DATASET CONTENT

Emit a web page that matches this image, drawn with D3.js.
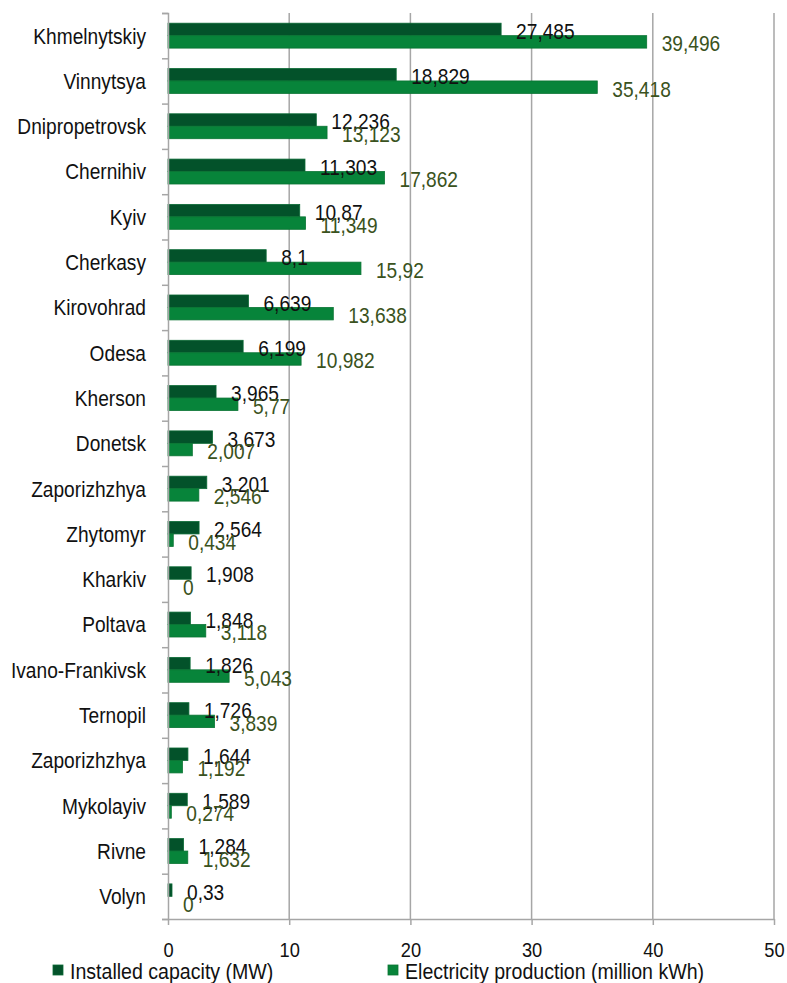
<!DOCTYPE html>
<html><head><meta charset="utf-8">
<script src="https://cdn.jsdelivr.net/npm/d3@7/dist/d3.min.js"></script>
<style>
html,body{margin:0;padding:0;background:#fff;}
svg text{font-family:"Liberation Sans Narrow","Arial Narrow","Liberation Sans",Arial,sans-serif;}
</style></head>
<body><svg id="c" width="787" height="983"></svg>
<script>
const categories = ["Khmelnytskiy","Vinnytsya","Dnipropetrovsk","Chernihiv","Kyiv","Cherkasy","Kirovohrad","Odesa","Kherson","Donetsk","Zaporizhzhya","Zhytomyr","Kharkiv","Poltava","Ivano-Frankivsk","Ternopil","Zaporizhzhya","Mykolayiv","Rivne","Volyn"];
const installed = [27.485,18.829,12.236,11.303,10.87,8.1,6.639,6.199,3.965,3.673,3.201,2.564,1.908,1.848,1.826,1.726,1.644,1.589,1.284,0.33];
const production = [39.496,35.418,13.123,17.862,11.349,15.92,13.638,10.982,5.77,2.007,2.546,0.434,0,3.118,5.043,3.839,1.192,0.274,1.632,0];
const seriesNames = ["Installed capacity (MW)","Electricity production (million kWh)"];
const xTicks = [0,10,20,30,40,50];

const SX = 0.87; // emulate narrow font
const svg = d3.select("#c");
const L = 168, R = 774, T = 13, B = 919;
const x = d3.scaleLinear().domain([0,50]).range([L,R]);
const idx = categories.map((d,i)=>i);
const y0 = d3.scaleBand().domain(idx).range([T,B]).paddingInner(0.45).paddingOuter(0.225);
const y1 = d3.scaleBand().domain([0,1]).range([0,y0.bandwidth()]);
const fills = ["#03522A","#07843A"];
const strokes = ["#0b6a35","#0a7433"];
const labelColors = ["#111","#3a5220"];
const gray = "#a6a6a6";

function narrowText(sel, fx, fy, sx){
  const s = sx || SX;
  sel.attr("transform",(d,i)=>`translate(${fx(d,i)},${fy(d,i)}) scale(${s},1)`)
     .attr("x",0).attr("y",0);
  return sel;
}

// gridlines
svg.append("g").selectAll("line").data(xTicks.slice(1)).join("line")
  .attr("x1",d=>x(d)).attr("x2",d=>x(d)).attr("y1",T).attr("y2",B)
  .attr("stroke",gray).attr("stroke-width",1.5);

// bars
const data = [installed, production];
const groups = svg.append("g").selectAll("g").data(idx).join("g")
  .attr("transform",i=>`translate(0,${y0(i)})`);
[0,1].forEach(s=>{
  groups.append("rect")
    .attr("x",x(0)).attr("y",y1(s))
    .attr("width",i=>x(data[s][i])-x(0)).attr("height",y1.bandwidth())
    .attr("fill",fills[s]).attr("stroke",strokes[s]).attr("stroke-width",0.8);
});
// labels
[0,1].forEach(s=>{
  narrowText(groups.append("text"), i=>x(data[s][i])+15, ()=>y1(s)+y1.bandwidth()/2+1.5)
    .attr("dy","0.36em").attr("font-size",22).attr("fill",labelColors[s])
    .text(i=>String(data[s][i]).replace(".",","));
});

// y axis
const yAxis = d3.axisLeft(d3.scaleLinear().domain([0,20]).range([T,B])).tickValues(d3.range(0,21)).tickSize(6).tickFormat("");
const ya = svg.append("g").attr("transform",`translate(${L},0)`).call(yAxis);
ya.selectAll("line,path").attr("stroke",gray).attr("stroke-width",1.5);
narrowText(svg.append("g").selectAll("text").data(idx).join("text"), ()=>146, i=>y0(i)+y0.bandwidth()/2)
  .attr("dy","0.36em").attr("text-anchor","end").attr("font-size",22).attr("fill","#111")
  .text(i=>categories[i]);

// x axis
const xa = svg.append("g").attr("transform",`translate(0,${B})`)
  .call(d3.axisBottom(x).tickValues(xTicks).tickSize(6).tickSizeOuter(0).tickFormat(d3.format("d")));
xa.selectAll("line,path").attr("stroke",gray).attr("stroke-width",1.5);
xa.attr("font-family",null).attr("font-size",null);
xa.selectAll("text").attr("font-size",21).attr("fill","#111").attr("dy",0)
  .attr("transform",`translate(0,38) scale(${SX},1)`).attr("y",0);

// legend
const legX = [53,388];
const lg = svg.append("g").selectAll("g").data([0,1]).join("g")
  .attr("transform",s=>`translate(${legX[s]},965)`);
lg.append("rect").attr("width",10).attr("height",10).attr("fill",s=>fills[s]).attr("stroke",s=>strokes[s]).attr("stroke-width",0.8);
narrowText(lg.append("text"), ()=>17, ()=>6, 0.89)
  .attr("dy","0.36em").attr("font-size",22).attr("fill","#111")
  .text(s=>seriesNames[s]);
</script></body></html>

EXERCISE
Write out an exact copy of the listing, first line through the line containing "const xTicks = [0,10,20,30,40,50];", with the pictures left out.

CORRECT ANSWER
Emit a web page that matches this image, drawn with D3.js.
<!DOCTYPE html>
<html><head><meta charset="utf-8">
<script src="https://cdn.jsdelivr.net/npm/d3@7/dist/d3.min.js"></script>
<style>
html,body{margin:0;padding:0;background:#fff;}
svg text{font-family:"Liberation Sans Narrow","Arial Narrow","Liberation Sans",Arial,sans-serif;}
</style></head>
<body><svg id="c" width="787" height="983"></svg>
<script>
const categories = ["Khmelnytskiy","Vinnytsya","Dnipropetrovsk","Chernihiv","Kyiv","Cherkasy","Kirovohrad","Odesa","Kherson","Donetsk","Zaporizhzhya","Zhytomyr","Kharkiv","Poltava","Ivano-Frankivsk","Ternopil","Zaporizhzhya","Mykolayiv","Rivne","Volyn"];
const installed = [27.485,18.829,12.236,11.303,10.87,8.1,6.639,6.199,3.965,3.673,3.201,2.564,1.908,1.848,1.826,1.726,1.644,1.589,1.284,0.33];
const production = [39.496,35.418,13.123,17.862,11.349,15.92,13.638,10.982,5.77,2.007,2.546,0.434,0,3.118,5.043,3.839,1.192,0.274,1.632,0];
const seriesNames = ["Installed capacity (MW)","Electricity production (million kWh)"];
const xTicks = [0,10,20,30,40,50];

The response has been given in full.